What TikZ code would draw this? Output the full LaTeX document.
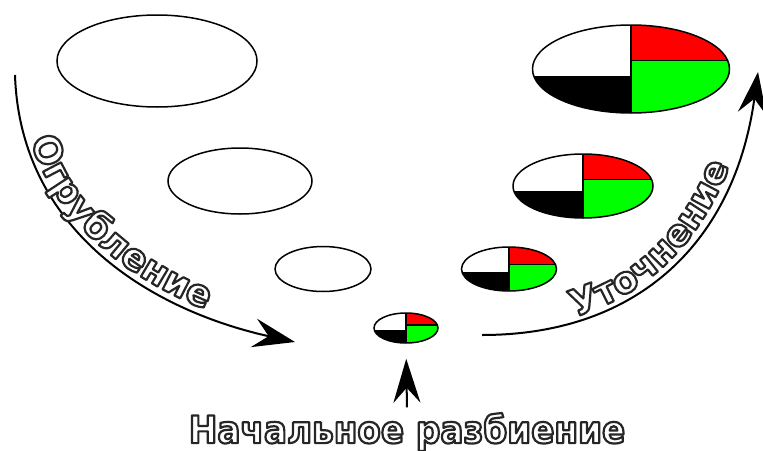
\documentclass[tikz,border=0pt]{standalone}
\usepackage{fontspec}
\usepackage{xcolor}
\usepackage{tikz}
\usetikzlibrary{calc, shapes.geometric, arrows.meta, decorations.text}

\newfontfamily\labelfont{DejaVu Sans Bold}[FakeStretch=0.9]
\newfontfamily\arcfont{DejaVu Sans Bold}
\definecolor{quadred}{RGB}{255,0,0}
\definecolor{quadgreen}{RGB}{0,255,0}

% hollow letters: white fill, dark stroke round each glyph
\newcommand{\hollow}{\color{white}\special{pdf:literal direct 0.15 0.15 0.15 RG 2.2 w 1 j 2 Tr}}

\tikzset{
    blank/.style={ellipse, draw, line width=1.5pt, inner sep=0pt},
    split/.style={blank, path picture={
        \coordinate (mid) at (path picture bounding box.center);
        \coordinate (pw) at (path picture bounding box.west);
        \coordinate (pe) at (path picture bounding box.east);
        \coordinate (rcut) at ($(mid)!0.2!(path picture bounding box.north)$);
        \coordinate (lcut) at ($(mid)!0.17!(path picture bounding box.south)$);
        \fill[quadred] (rcut) rectangle (path picture bounding box.north east);
        \fill[quadgreen] (rcut) rectangle (path picture bounding box.south east);
        \fill[black] (lcut) rectangle (path picture bounding box.south west);
        \draw[line width=1.3pt] (path picture bounding box.north) -- (path picture bounding box.south)
            (lcut) -- (lcut -| pw) (rcut) -- (rcut -| pe);
    }},
    bigarrow/.style={line width=2pt, -{Stealth[length=42pt, width=29pt, inset=15pt]}},
}

\begin{document}
\begin{tikzpicture}[x=1pt, y=-1pt]
    \useasboundingbox (0,0) rectangle (763,450);

    % coarse levels
    \node[blank, minimum width=200pt, minimum height=92pt] (c1) at (157,61) {};
    \node[blank, minimum width=144pt, minimum height=66pt] (c2) at (240,181) {};
    \node[blank, minimum width=96pt, minimum height=45pt] (c3) at (323,269) {};

    % partitioned levels
    \node[split, minimum width=64pt, minimum height=30pt] (p0) at (406,328) {};
    \node[split, minimum width=95pt, minimum height=44pt] (p1) at (509,269) {};
    \node[split, minimum width=140pt, minimum height=64pt] (p2) at (583,186) {};
    \node[split, minimum width=197pt, minimum height=88pt] (p3) at (631,69) {};

    \node[font=\labelfont\fontsize{38}{38}\selectfont] (init) at (407,432)
        {\hollow Начальное разбиение};

    \coordinate (cs) at (15,75);
    \coordinate (ce) at (295,342);
    \coordinate (rs) at (482,335);
    \coordinate (re) at (758,72);

    \draw[bigarrow, postaction={decorate}, decoration={text along path, raise=5pt,
        text align={left indent=68pt},
        text={|\arcfont\fontsize{37}{37}\selectfont\hollow|Огрубление}}]
        (cs) .. controls (20,230) and (150,310) .. (ce);
    \draw[bigarrow, postaction={decorate}, decoration={text along path, raise=5pt,
        text align={left indent=96pt},
        text={|\arcfont\fontsize{37}{37}\selectfont\hollow|Уточнение}}]
        (rs) .. controls (640,335) and (735,240) .. (re);

    \draw[line width=2pt, -{Stealth[length=44pt, width=27pt, inset=15pt]},
        shorten <=2pt, shorten >=15pt] (init.north) -- (p0.south);
\end{tikzpicture}
\end{document}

What the task requires
Could you repeat all of the material exactly? Pictures should not be copied.

Solution to the exercise
What TikZ code would draw this? Output the full LaTeX document.
\documentclass[tikz,border=0pt]{standalone}
\usepackage{fontspec}
\usepackage{xcolor}
\usepackage{tikz}
\usetikzlibrary{calc, shapes.geometric, arrows.meta, decorations.text}

\newfontfamily\labelfont{DejaVu Sans Bold}[FakeStretch=0.9]
\newfontfamily\arcfont{DejaVu Sans Bold}
\definecolor{quadred}{RGB}{255,0,0}
\definecolor{quadgreen}{RGB}{0,255,0}

% hollow letters: white fill, dark stroke round each glyph
\newcommand{\hollow}{\color{white}\special{pdf:literal direct 0.15 0.15 0.15 RG 2.2 w 1 j 2 Tr}}

\tikzset{
    blank/.style={ellipse, draw, line width=1.5pt, inner sep=0pt},
    split/.style={blank, path picture={
        \coordinate (mid) at (path picture bounding box.center);
        \coordinate (pw) at (path picture bounding box.west);
        \coordinate (pe) at (path picture bounding box.east);
        \coordinate (rcut) at ($(mid)!0.2!(path picture bounding box.north)$);
        \coordinate (lcut) at ($(mid)!0.17!(path picture bounding box.south)$);
        \fill[quadred] (rcut) rectangle (path picture bounding box.north east);
        \fill[quadgreen] (rcut) rectangle (path picture bounding box.south east);
        \fill[black] (lcut) rectangle (path picture bounding box.south west);
        \draw[line width=1.3pt] (path picture bounding box.north) -- (path picture bounding box.south)
            (lcut) -- (lcut -| pw) (rcut) -- (rcut -| pe);
    }},
    bigarrow/.style={line width=2pt, -{Stealth[length=42pt, width=29pt, inset=15pt]}},
}

\begin{document}
\begin{tikzpicture}[x=1pt, y=-1pt]
    \useasboundingbox (0,0) rectangle (763,450);

    % coarse levels
    \node[blank, minimum width=200pt, minimum height=92pt] (c1) at (157,61) {};
    \node[blank, minimum width=144pt, minimum height=66pt] (c2) at (240,181) {};
    \node[blank, minimum width=96pt, minimum height=45pt] (c3) at (323,269) {};

    % partitioned levels
    \node[split, minimum width=64pt, minimum height=30pt] (p0) at (406,328) {};
    \node[split, minimum width=95pt, minimum height=44pt] (p1) at (509,269) {};
    \node[split, minimum width=140pt, minimum height=64pt] (p2) at (583,186) {};
    \node[split, minimum width=197pt, minimum height=88pt] (p3) at (631,69) {};

    \node[font=\labelfont\fontsize{38}{38}\selectfont] (init) at (407,432)
        {\hollow Начальное разбиение};

    \coordinate (cs) at (15,75);
    \coordinate (ce) at (295,342);
    \coordinate (rs) at (482,335);
    \coordinate (re) at (758,72);

    \draw[bigarrow, postaction={decorate}, decoration={text along path, raise=5pt,
        text align={left indent=68pt},
        text={|\arcfont\fontsize{37}{37}\selectfont\hollow|Огрубление}}]
        (cs) .. controls (20,230) and (150,310) .. (ce);
    \draw[bigarrow, postaction={decorate}, decoration={text along path, raise=5pt,
        text align={left indent=96pt},
        text={|\arcfont\fontsize{37}{37}\selectfont\hollow|Уточнение}}]
        (rs) .. controls (640,335) and (735,240) .. (re);

    \draw[line width=2pt, -{Stealth[length=44pt, width=27pt, inset=15pt]},
        shorten <=2pt, shorten >=15pt] (init.north) -- (p0.south);
\end{tikzpicture}
\end{document}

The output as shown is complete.